The burden disproportionately affects African countries with five-year survival rates as low as 12 per cent in parts of Africa, compared with almost 90 per cent in the United States, Australia and Canada. 

In addition, as many as 80 per cent of patients in sub saharan Africa are diagnosed with late-to-end stage disease when little can be achieved in terms of curative treatment. 

Roche said the study will assess delays to patient care, including the delays to initiating standard of care testing like mammography, MRI, ER, HER2 and chest x-ray. 

It will also assess the delays in receiving these test results, as well as delays to initiation of standard of care treatment. 

“We believe that patients in sub-Saharan Africa deserve the same treatment as everyone else,” said Markus Gemuend, Roches head of Sub-Saharan Africa. “When we work with partners with a genuine will to make a difference for patients is when real impact can happen.” 

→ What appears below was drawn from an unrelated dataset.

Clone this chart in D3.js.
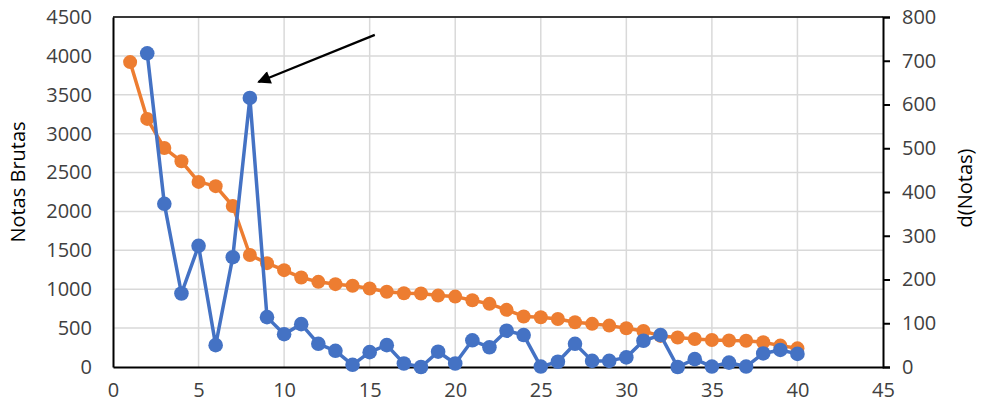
<!DOCTYPE html>
<html>
<head>
<meta charset="utf-8">
<script src="https://cdn.jsdelivr.net/npm/d3@7"></script>
<style>
  body { margin: 0; background: #fff; }
  svg text { font-family: "Open Sans", sans-serif; fill: #404040; }
</style>
</head>
<body>
<svg id="chart" width="983" height="419"></svg>
<script>
// orange series, left axis
var notasX = d3.range(1, 41);
var notasBrutas = [3920, 3190, 2815, 2645, 2380, 2325, 2070, 1440, 1335, 1245,
                   1150, 1095, 1065, 1045, 1010, 968, 948, 945, 918, 905,
                   858, 812, 735, 650, 640, 618, 575, 555, 532, 498,
                   462, 400, 380, 360, 348, 340, 338, 318, 275, 240];
// blue series, right axis
var dX = d3.range(2, 41);
var dNotas = [717, 373, 168, 277, 50, 251, 615, 114, 75, 98,
              53, 37, 5, 34, 50, 8, 0, 35, 8, 61,
              45, 83, 73, 1, 12, 53, 14, 14, 22, 60,
              73, 0, 18, 1, 10, 1, 31, 39, 30];
var xTicks = d3.range(0, 46, 5);
var leftTicks = d3.range(0, 4501, 500);
var rightTicks = d3.range(0, 801, 100);
// annotation arrow, in data units (x, left axis)
var flecha = { x1: 15.3, y1: 4270, x2: 8.5, y2: 3665 };

var svg = d3.select("#chart");
var margen = { left: 113, right: 100, top: 17, bottom: 52 };
var ancho = 983 - margen.left - margen.right;
var alto = 419 - margen.top - margen.bottom;

var x = d3.scaleLinear().domain([0, 45]).range([margen.left, margen.left + ancho]);
var yL = d3.scaleLinear().domain([0, 4500]).range([margen.top + alto, margen.top]);
var yR = d3.scaleLinear().domain([0, 800]).range([margen.top + alto, margen.top]);

// grid
svg.append("g").selectAll("line")
    .data(leftTicks.slice(1))
    .enter().append("line")
    .attr("x1", x(0)).attr("x2", x(45))
    .attr("y1", function (d) { return yL(d); })
    .attr("y2", function (d) { return yL(d); })
    .attr("stroke", "#d9d9d9").attr("stroke-width", 1.5);
svg.append("g").selectAll("line")
    .data(xTicks.slice(1, -1))
    .enter().append("line")
    .attr("y1", yL(0)).attr("y2", yL(4500))
    .attr("x1", function (d) { return x(d); })
    .attr("x2", function (d) { return x(d); })
    .attr("stroke", "#d9d9d9").attr("stroke-width", 1.5);

// top border
svg.append("line")
    .attr("x1", x(0)).attr("x2", x(45))
    .attr("y1", yL(4500)).attr("y2", yL(4500))
    .attr("stroke", "#000").attr("stroke-width", 1.5);

// axes
var ejeX = svg.append("g")
    .attr("transform", "translate(0," + yL(0) + ")")
    .call(d3.axisBottom(x).tickValues(xTicks).tickSize(0).tickPadding(16));
var ejeL = svg.append("g")
    .attr("transform", "translate(" + x(0) + ",0)")
    .call(d3.axisLeft(yL).tickValues(leftTicks).tickFormat(d3.format("d")).tickSize(0).tickPadding(21));
var ejeR = svg.append("g")
    .attr("transform", "translate(" + x(45) + ",0)")
    .call(d3.axisRight(yR).tickValues(rightTicks).tickSize(7).tickSizeOuter(7).tickPadding(12));

[ejeX, ejeL, ejeR].forEach(function (eje) {
    eje.select(".domain").attr("stroke", "#000").attr("stroke-width", 2);
    eje.selectAll(".tick line").attr("stroke", "#000").attr("stroke-width", 2);
    eje.selectAll("text").style("font-size", "20px").attr("fill", "#404040");
});

// series
function dibujarSerie(xs, ys, escala, color, radio) {
    var datos = xs.map(function (d, i) { return [d, ys[i]]; });
    var linea = d3.line()
        .x(function (d) { return x(d[0]); })
        .y(function (d) { return escala(d[1]); });
    var g = svg.append("g");
    g.append("path")
        .datum(datos)
        .attr("d", linea)
        .attr("fill", "none")
        .attr("stroke", color)
        .attr("stroke-width", 3.5)
        .attr("stroke-linejoin", "round");
    g.selectAll("circle")
        .data(datos)
        .enter().append("circle")
        .attr("cx", function (d) { return x(d[0]); })
        .attr("cy", function (d) { return escala(d[1]); })
        .attr("r", radio)
        .attr("fill", color);
}
dibujarSerie(notasX, notasBrutas, yL, "#ED7D31", 7);
dibujarSerie(dX, dNotas, yR, "#4472C4", 7.3);

// arrow
svg.append("defs").append("marker")
    .attr("id", "punta")
    .attr("viewBox", "0 0 10 10")
    .attr("refX", 9).attr("refY", 5)
    .attr("markerWidth", 7).attr("markerHeight", 6)
    .attr("markerUnits", "strokeWidth")
    .attr("orient", "auto")
    .append("path")
    .attr("d", "M0,0 L10,5 L0,10 z")
    .attr("fill", "#000");
svg.append("line")
    .attr("x1", x(flecha.x1)).attr("y1", yL(flecha.y1))
    .attr("x2", x(flecha.x2)).attr("y2", yL(flecha.y2))
    .attr("stroke", "#000").attr("stroke-width", 2.2)
    .attr("marker-end", "url(#punta)");

// axis titles
svg.append("text")
    .attr("transform", "translate(25," + (margen.top + alto / 2 - 10) + ") rotate(-90)")
    .attr("text-anchor", "middle")
    .style("font-size", "20px")
    .style("fill", "#000")
    .text("Notas Brutas");
svg.append("text")
    .attr("transform", "translate(972," + (margen.top + alto / 2 - 4) + ") rotate(-90)")
    .attr("text-anchor", "middle")
    .style("font-size", "20px")
    .style("fill", "#000")
    .text("d(Notas)");
</script>
</body>
</html>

Notably, the study will also assess direct cost to patients, including how many pay for their cancer care out of pocket and how many are unable to complete treatment for cost reasons. 

“The study is a retrospective chart review conducted in three public and three private hospitals in each country, including Ghana, Kenya and Nigeria. The study aims to obtain a comprehensive two-year sample of up to 1000 anonymised patient records across all study sites,” Roche said. 

In Kenya, the firm has a partnership with the Kenya Ministry of Health which includes a comprehensive access program that now supports women with access to breast cancer care. 

The program includes screening, state-of-the art diagnostics, healthcare infrastructure building, including the training of new oncologists and oncology nurses, and access to innovative medicine for breast cancer – all free of charge to the patient. A similar program in Sudan has also commenced.